Screenplay: Richard
Glatzer
Cast: Julianne
Moore, Alec Baldwin, Kristen Stewart, Hunter Parish, Kate Bosworth, Shane
McRae, Seth Gilliam
Review by James Colt Harrison
Although there might be a tendency to label this
film as a “disease of the week” TV movie, it goes beyond superficial medical analysis
and gets to the heart of a very serious matter. Also, it is shot so simply and
beautifully by cinematographer Denis Lenior you may think it is a television
show, but he captures the Hamptons in a direct and no-nonsense way.
Director Richard Glatzer wrote the screenplay
with Wash Westmoreland from the original novel by Lisa Genova. The book gripped
readers with its straightforward story and a personal experience of the author.

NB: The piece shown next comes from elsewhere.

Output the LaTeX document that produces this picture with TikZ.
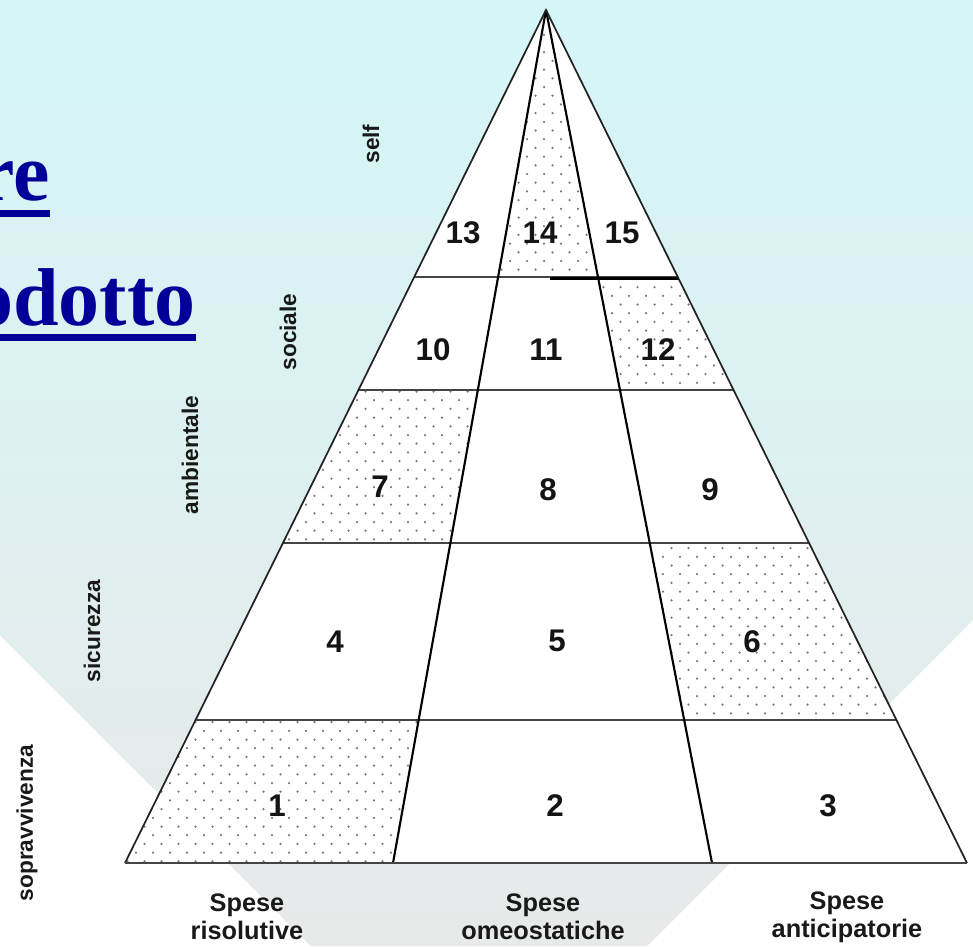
\documentclass[tikz,border=0pt]{standalone}
\usepackage{fontspec}
\setmainfont{Liberation Serif}
\newfontfamily\arialf{Liberation Sans}
\usetikzlibrary{calc}
\definecolor{bgtop}{RGB}{212,246,247}
\definecolor{bgbot}{RGB}{232,233,233}
\definecolor{titleblue}{RGB}{0,0,153}
\definecolor{dotc}{RGB}{120,120,120}
\definecolor{edgec}{RGB}{35,35,35}
\newcommand\dotgrid[4]{%
  \foreach \j in {#3,...,#4}{%
    \foreach \i in {#1,...,#2}{%
      \fill[dotc] ({17*\i+8.5*mod(\j,2)},{8.7*\j}) circle[radius=1.25];}}}
\begin{document}
\begin{tikzpicture}[x=0.75pt,y=-0.75pt,
  cellnum/.style={font=\arialf\bfseries\fontsize{23.5}{24}\selectfont, inner sep=0pt, text=black!92},
  sidelab/.style={font=\arialf\bfseries\fontsize{17}{18}\selectfont, rotate=90, inner sep=0pt, text=black!90},
  baselab/.style={font=\arialf\bfseries\fontsize{19}{21}\selectfont, align=center, inner sep=0pt, text=black!90},
  titletext/.style={font=\bfseries\fontsize{61.5}{70}\selectfont, text=titleblue, inner sep=0pt, anchor=base west},
  edge/.style={draw=edgec, line width=1.3pt},
  divline/.style={draw=black, line width=1.6pt},
  hline/.style={draw=edgec!85, line width=1.6pt},
  cellfill/.style={fill=white}]
\useasboundingbox (0,0) rectangle (973,946);
\clip (0,0) rectangle (973,946);
% background
\fill[white] (0,0) rectangle (973,946);
\shade[top color=bgtop, bottom color=bgbot] (0,0) -- (973,0) -- (973,620) -- (647,946) -- (311,946) -- (0,635) -- cycle;
% title fragments
\node[titletext] (t1) at (-22,200) {re};
\fill[titleblue] ($(t1.base west)+(0,10)$) rectangle ($(t1.base east)+(0,17)$);
\node[titletext] (t2) at (-28,325) {odotto};
\fill[titleblue] ($(t2.base west)+(0,9)$) rectangle ($(t2.base east)+(0,16)$);
% pyramid coordinates
\coordinate (A) at (546,10);
\coordinate (BL) at (125,863);
\coordinate (BR) at (967,863);
\coordinate (D1) at (393,863);
\coordinate (D2) at (712,863);
\foreach \k/\t in {1/0.16764,2/0.37515,3/0.55451,4/0.68699}{
  \coordinate (L\k) at ($(BL)!\t!(A)$);
  \coordinate (P\k) at ($(D1)!\t!(A)$);
  \coordinate (Q\k) at ($(D2)!\t!(A)$);
  \coordinate (R\k) at ($(BR)!\t!(A)$);
}
\fill[cellfill] (BL) -- (BR) -- (A) -- cycle;
% dotted cells
\begin{scope}
  \clip (BL) -- (D1) -- (P1) -- (L1) -- cycle;
  \dotgrid{7}{24}{82}{99}
\end{scope}
\begin{scope}
  \clip (Q1) -- (R1) -- (R2) -- (Q2) -- cycle;
  \dotgrid{39}{53}{62}{83}
\end{scope}
\begin{scope}
  \clip (L2) -- (P2) -- (P3) -- (L3) -- cycle;
  \dotgrid{17}{28}{44}{63}
\end{scope}
\begin{scope}
  \clip (Q3) -- (R3) -- (R4) -- (Q4) -- cycle;
  \dotgrid{34}{43}{31}{45}
\end{scope}
\begin{scope}
  \clip (P4) -- (Q4) -- (A) -- cycle;
  \dotgrid{28}{35}{1}{32}
\end{scope}
% lines
\draw[hline] (L1) -- (R1);
\draw[hline] (L2) -- (R2);
\draw[hline] (L3) -- (R3);
\draw[hline] (L4) -- (R4);
\draw[draw=black, line width=2pt] ($(P4)!0.52!(Q4)+(0,1.5)$) -- ($(R4)+(0,1.5)$);
\draw[divline] (D1) -- (A);
\draw[divline] (D2) -- (A);
\draw[edge] (BL) -- (A) -- (BR);
\draw[hline] (BL) -- (BR);
% cell numbers
\node[cellnum] (n1) at (277,806) {1};
\node[cellnum] (n2) at (555,806) {2};
\node[cellnum] (n3) at (828,806) {3};
\node[cellnum] (n4) at (335,642) {4};
\node[cellnum] (n5) at (557,641) {5};
\node[cellnum] (n6) at (752,642) {6};
\node[cellnum] (n7) at (380,487) {7};
\node[cellnum] (n8) at (548,490) {8};
\node[cellnum] (n9) at (710,490) {9};
\node[cellnum] (n10) at (433,350) {10};
\node[cellnum] (n11) at (546,350) {11};
\node[cellnum] (n12) at (658,350) {12};
\node[cellnum] (n13) at (463,233) {13};
\node[cellnum] (n14) at (540,233) {14};
\node[cellnum] (n15) at (622,233) {15};
% side labels
\node[sidelab] (lself) at (371,144) {self};
\node[sidelab] (lsoc) at (288,332) {sociale};
\node[sidelab] (lamb) at (190,455) {ambientale};
\node[sidelab] (lsic) at (92,631) {sicurezza};
\node[sidelab] (lsop) at (27,823) {sopravvivenza};
% base labels
\node[baselab] (b1) at (247,917) {Spese\\risolutive};
\node[baselab] (b2) at (543,917) {Spese\\omeostatiche};
\node[baselab] (b3) at (847,917) {Spese\\anticipatorie};
\end{tikzpicture}
\end{document}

Glatzer and Westmoreland have continued that simplicity to the storytelling in
the movie. Your heartstrings will be plucked like a harp being played in Heaven
by angels. Yes, it’s a tear-jerking event of the highest order, but both men
and women will embrace the story and the object of it as played so
magnificently by Julianne Moore.
Miss Moore has the tricky job of playing a
character (Dr. Alice Howland, a linguistics professor) who is beautiful,
intelligent and at the top of her career in such an engaging way it elicits our sympathy and admiration. At only age
50, she is diagnosed with early on-set Alzheimer’s disease. She struggles with
the disease and is fearful of forgetting all that she has accomplished as well
as mentally losing her beloved family in the process. The subject is dealt in a
tender way, and husband Dr. John Howland (Alec Baldwin) becomes the rock on
which can lean for support and love. Baldwin leaves his usual brash and
abrasive personality at home and does some of the best work he has done in
years. He’s an actor of some depth and shows great loyalty to his wife Alice
during a time of great crisis. As a prominent doctor himself, he must continue
his own career path while at the same time understanding Alice’s need for
recognition and continued validation as a person of intelligence.

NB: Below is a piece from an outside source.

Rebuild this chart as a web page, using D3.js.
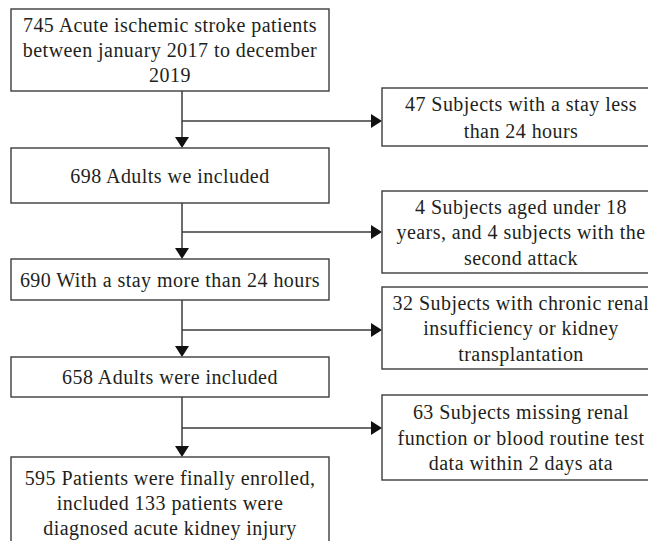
<!DOCTYPE html>
<html>
<head>
<meta charset="utf-8">
<script src="https://cdn.jsdelivr.net/npm/d3@7.9.0/dist/d3.min.js"></script>
<style>
  html, body { margin: 0; padding: 0; background: #fff; overflow: hidden; }
  svg { display: block; }
  svg text { font-family: 'Liberation Serif', 'DejaVu Serif', 'Liberation Sans', serif; letter-spacing: 0.45px; }
</style>
</head>
<body>
<script>
// ─── data: box texts ─────────────────────────────────────────
const mainSteps = [
  ['745 Acute ischemic stroke patients', 'between january 2017 to december', '2019'],
  ['698 Adults we included'],
  ['690 With a stay more than 24 hours'],
  ['658 Adults were included'],
  ['595 Patients were finally enrolled,', 'included 133 patients were', 'diagnosed acute kidney injury']
];
const exclusions = [
  ['47 Subjects with a stay less', 'than 24 hours'],
  ['4 Subjects aged under 18', 'years, and 4 subjects with the', 'second attack'],
  ['32 Subjects with chronic renal', 'insufficiency or kidney', 'transplantation'],
  ['63 Subjects missing renal', 'function or blood routine test', 'data within 2 days ata']
];

// ─── layout ──────────────────────────────────────────────────
const W = 648, H = 541;
const LINE_H = 25;
const INK = '#231f20', STROKE = '#3c3c3c';

// main column boxes [top, bottom]
const mainY = [[9, 91], [148, 203], [259, 300], [357, 397], [457, 549]];
const mainX = [11, 329];
const spineX = 182;
// exclusion boxes [top, bottom]
const exclY = [[88, 146], [191, 273], [287, 369], [395, 480]];
const exclX = [382, 660];

const svg = d3.select('body').append('svg')
  .attr('width', W).attr('height', H);

function drawBox(x0, x1, y0, y1, lines, lineH) {
  const g = svg.append('g');
  g.append('rect')
    .attr('x', x0).attr('y', y0)
    .attr('width', x1 - x0).attr('height', y1 - y0)
    .attr('fill', '#fff')
    .attr('stroke', STROKE).attr('stroke-width', 1.4);
  const cx = (x0 + x1) / 2;
  const midY = (y0 + y1) / 2;
  const start = midY - (lines.length - 1) * lineH / 2;
  lines.forEach((t, i) => {
    g.append('text')
      .attr('x', cx).attr('y', start + i * lineH)
      .attr('dy', '0.35em')
      .attr('text-anchor', 'middle')
      .attr('font-size', 20)
      .attr('fill', INK)
      .text(t);
  });
}

function arrowHead(x, y, dir) {
  // tip at (x,y)
  const s = 7, l = 11;
  const pts = dir === 'down'
    ? [[x, y], [x - s, y - l], [x + s, y - l]]
    : [[x, y], [x - l, y - s], [x - l, y + s]];
  svg.append('path')
    .attr('d', d3.line()(pts) + 'Z')
    .attr('fill', '#111');
}

// connectors
const lineG = svg.append('g')
  .attr('stroke', STROKE).attr('stroke-width', 1.5).attr('fill', 'none');

mainY.slice(0, -1).forEach((yb, i) => {
  const nextTop = mainY[i + 1][0];
  lineG.append('line')
    .attr('x1', spineX).attr('x2', spineX)
    .attr('y1', yb[1]).attr('y2', nextTop - 8);
  arrowHead(spineX, nextTop, 'down');
  // branch to exclusion box
  const by = Math.round((yb[1] + nextTop) / 2) + 1;
  lineG.append('line')
    .attr('x1', spineX).attr('x2', exclX[0] - 8)
    .attr('y1', by).attr('y2', by);
  arrowHead(exclX[0], by, 'right');
});

mainSteps.forEach((lines, i) =>
  drawBox(mainX[0], mainX[1], mainY[i][0], mainY[i][1], lines, LINE_H));

exclusions.forEach((lines, i) =>
  drawBox(exclX[0], exclX[1], exclY[i][0], exclY[i][1], lines, i === 0 ? 27 : 25.5));
</script>
</body>
</html>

Kristen Stewart (the Twilight series) plays Alice’s youngest daughter Lydia. For the
first time she shows an ability to do some good acting. Stewart is a surprise
with her repartee with her mother. She may at last shake off the “Miss Glum”
nickname because of her inability to smile or show any emotion whatsoever. In
this film she is cracking her eggshell protection and is showing some feelings.

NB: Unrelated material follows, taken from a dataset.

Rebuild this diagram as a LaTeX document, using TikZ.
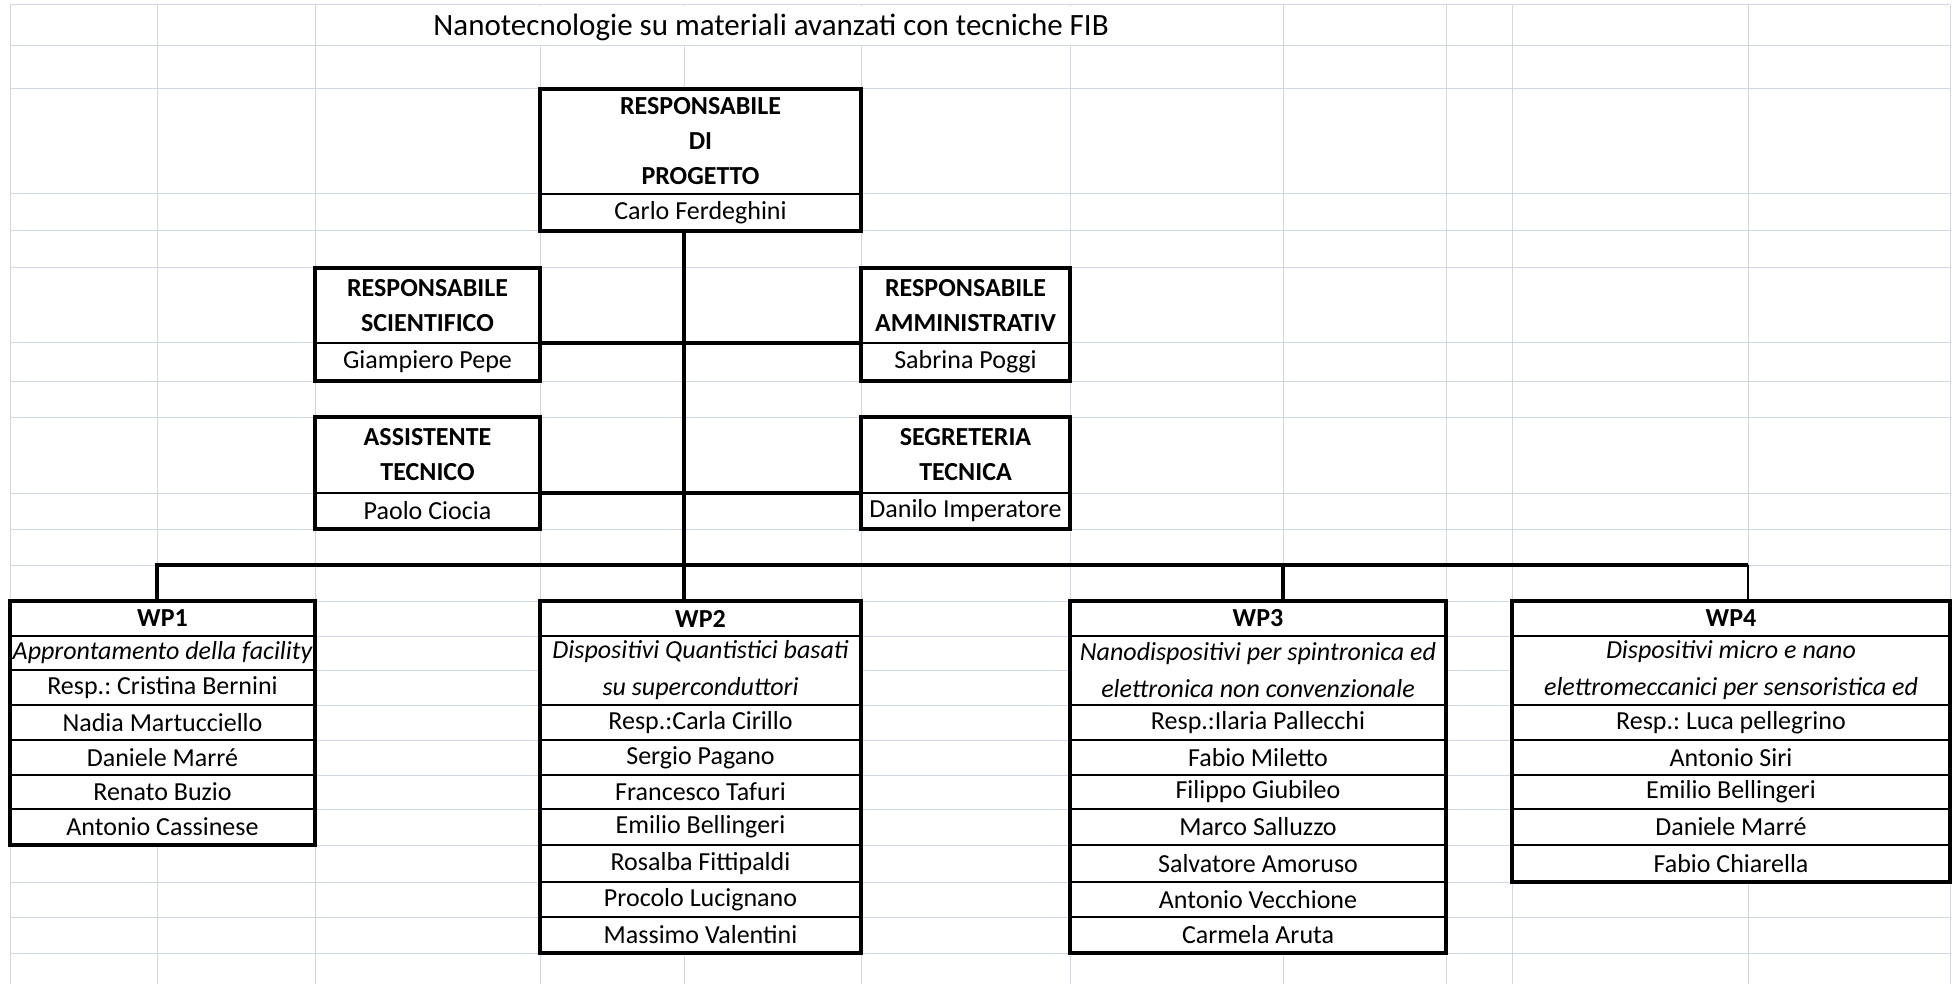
\documentclass[tikz,border=0pt]{standalone}
\usepackage{fontspec}
\setmainfont{Carlito}
\frenchspacing
\definecolor{gridgray}{RGB}{208,215,229}
\tikzset{
  span/.style n args={4}{at={({(#1+#3)/2},{(#2+#4)/2})},
      minimum width={(#3-#1)*0.5pt}, minimum height={(#4-#2)*0.5pt}},
  cell/.style={draw, line width=0.8pt, fill=white, inner sep=0pt, outer sep=0pt, align=center, font=\fontsize{13}{17.5}\selectfont},
  head/.style={cell, font=\fontsize{13}{17.5}\selectfont\bfseries},
  topic/.style={cell, font=\fontsize{13}{18.5}\selectfont\itshape},
  frame/.style={line width=1.7pt},
  link/.style={line width=1.6pt},
  thinlink/.style={line width=0.7pt},
  gridline/.style={draw=gridgray, line width=0.5pt},
}

\begin{document}
\begin{tikzpicture}[x=0.5pt, y=-0.5pt]
    \useasboundingbox (0,0) rectangle (1960,984);

    % Sheet grid
    \foreach \x in {10,157,315,540,684,861,1070,1283,1446,1512,1748,1950}
        \draw[gridline] (\x,5) -- (\x,984);
    \foreach \y in {5,46,89,194,231,268,343,381,417,493,529,565,601,636,670,705,740,775,809,845,882,917,953}
        \draw[gridline] (10,\y) -- (1950,\y);

    % Title (merged cells)
    \fill[white] (316,6) rectangle (1282,45);
    \node[anchor=base west, inner sep=0pt, font=\fontsize{15.5}{18}\selectfont] (title) at (433,36) {Nanotecnologie su materiali avanzati con tecniche FIB};

    % Top boxes
    \node[head, span={540}{89}{861}{194}] (proghead) {RESPONSABILE\\DI\\PROGETTO};
    \node[cell, span={540}{194}{861}{231}] (progname) {Carlo Ferdeghini};
    \draw[frame] (proghead.north west) rectangle (progname.south east);

    \node[head, span={315}{268}{540}{343}] (scihead) {RESPONSABILE\\SCIENTIFICO};
    \node[cell, span={315}{343}{540}{381}] (sciname) {Giampiero Pepe};
    \draw[frame] (scihead.north west) rectangle (sciname.south east);

    \node[head, span={861}{268}{1070}{343}] (ammhead) {RESPONSABILE\\AMMINISTRATIV};
    \node[cell, span={861}{343}{1070}{381}] (ammname) {Sabrina Poggi};
    \draw[frame] (ammhead.north west) rectangle (ammname.south east);

    \node[head, span={315}{417}{540}{493}] (asshead) {ASSISTENTE\\TECNICO};
    \node[cell, span={315}{493}{540}{529}] (assname) {Paolo Ciocia};
    \draw[frame] (asshead.north west) rectangle (assname.south east);

    \node[head, span={861}{417}{1070}{493}] (seghead) {SEGRETERIA\\TECNICA};
    \node[cell, span={861}{493}{1070}{529}] (segname) {Danilo Imperatore};
    \draw[frame] (seghead.north west) rectangle (segname.south east);

    % Work packages
    \node[head, span={10}{601}{315}{636}] (wp1head) {WP1};
    \node[topic, span={10}{636}{315}{670}] (wp1topic) {Approntamento della facility};
    \foreach \a/\b/\t [count=\i] in {670/705/Resp.: Cristina Bernini, 705/740/Nadia Martucciello,
        740/775/Daniele Marré, 775/809/Renato Buzio, 809/845/Antonio Cassinese}
        \node[cell, span={10}{\a}{315}{\b}] (wp1r\i) {\t};
    \draw[frame] (wp1head.north west) rectangle (wp1r5.south east);

    \node[head, span={540}{601}{861}{636}] (wp2head) {WP2};
    \node[topic, span={540}{636}{861}{705}] (wp2topic) {Dispositivi Quantistici basati\\su superconduttori};
    \foreach \a/\b/\t [count=\i] in {705/740/Resp.:Carla Cirillo, 740/775/Sergio Pagano,
        775/809/Francesco Tafuri, 809/845/Emilio Bellingeri, 845/882/Rosalba Fittipaldi,
        882/917/Procolo Lucignano, 917/953/Massimo Valentini}
        \node[cell, span={540}{\a}{861}{\b}] (wp2r\i) {\t};
    \draw[frame] (wp2head.north west) rectangle (wp2r7.south east);

    \node[head, span={1070}{601}{1446}{636}] (wp3head) {WP3};
    \node[topic, span={1070}{636}{1446}{705}] (wp3topic) {Nanodispositivi per spintronica ed\\elettronica non convenzionale};
    \foreach \a/\b/\t [count=\i] in {705/740/Resp.:Ilaria Pallecchi, 740/775/Fabio Miletto,
        775/809/Filippo Giubileo, 809/845/Marco Salluzzo, 845/882/Salvatore Amoruso,
        882/917/Antonio Vecchione, 917/953/Carmela Aruta}
        \node[cell, span={1070}{\a}{1446}{\b}] (wp3r\i) {\t};
    \draw[frame] (wp3head.north west) rectangle (wp3r7.south east);

    \node[head, span={1512}{601}{1950}{636}] (wp4head) {WP4};
    \node[topic, span={1512}{636}{1950}{705}] (wp4topic) {Dispositivi micro e nano\\elettromeccanici per sensoristica ed};
    \foreach \a/\b/\t [count=\i] in {705/740/Resp.: Luca pellegrino, 740/775/Antonio Siri,
        775/809/Emilio Bellingeri, 809/845/Daniele Marré, 845/882/Fabio Chiarella}
        \node[cell, span={1512}{\a}{1950}{\b}] (wp4r\i) {\t};
    \draw[frame] (wp4head.north west) rectangle (wp4r5.south east);

    % Connectors
    \coordinate (hub) at (684,565);
    \coordinate (bus1) at (157,565);
    \coordinate (bus3) at (1283,565);
    \coordinate (bus4) at (1748,565);
    \draw[link] (hub |- progname.south) -- (hub);
    \draw[link] (scihead.south east) -- (ammhead.south west);
    \draw[link] (asshead.south east) -- (seghead.south west);
    \draw[link] (bus1 |- wp1head.north) -- (bus1) -- (bus4);
    \draw[link] (hub) -- (hub |- wp2head.north);
    \draw[link] (bus3) -- (bus3 |- wp3head.north);
    \draw[thinlink] (bus4) -- (bus4 |- wp4head.north);
\end{tikzpicture}
\end{document}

Julianne Moore has struck gold by being cast in
a tour-de-force acting role that any actress would give their left arm to play.
Ms. Moore did not have to give up any arms because she caught the producer’s
and director’s attention with her superb acting. She is the entire picture and dominates all her scenes even against
such superlative actors as Baldwin, Stewart, and Kate Bosworth (daughter Anna).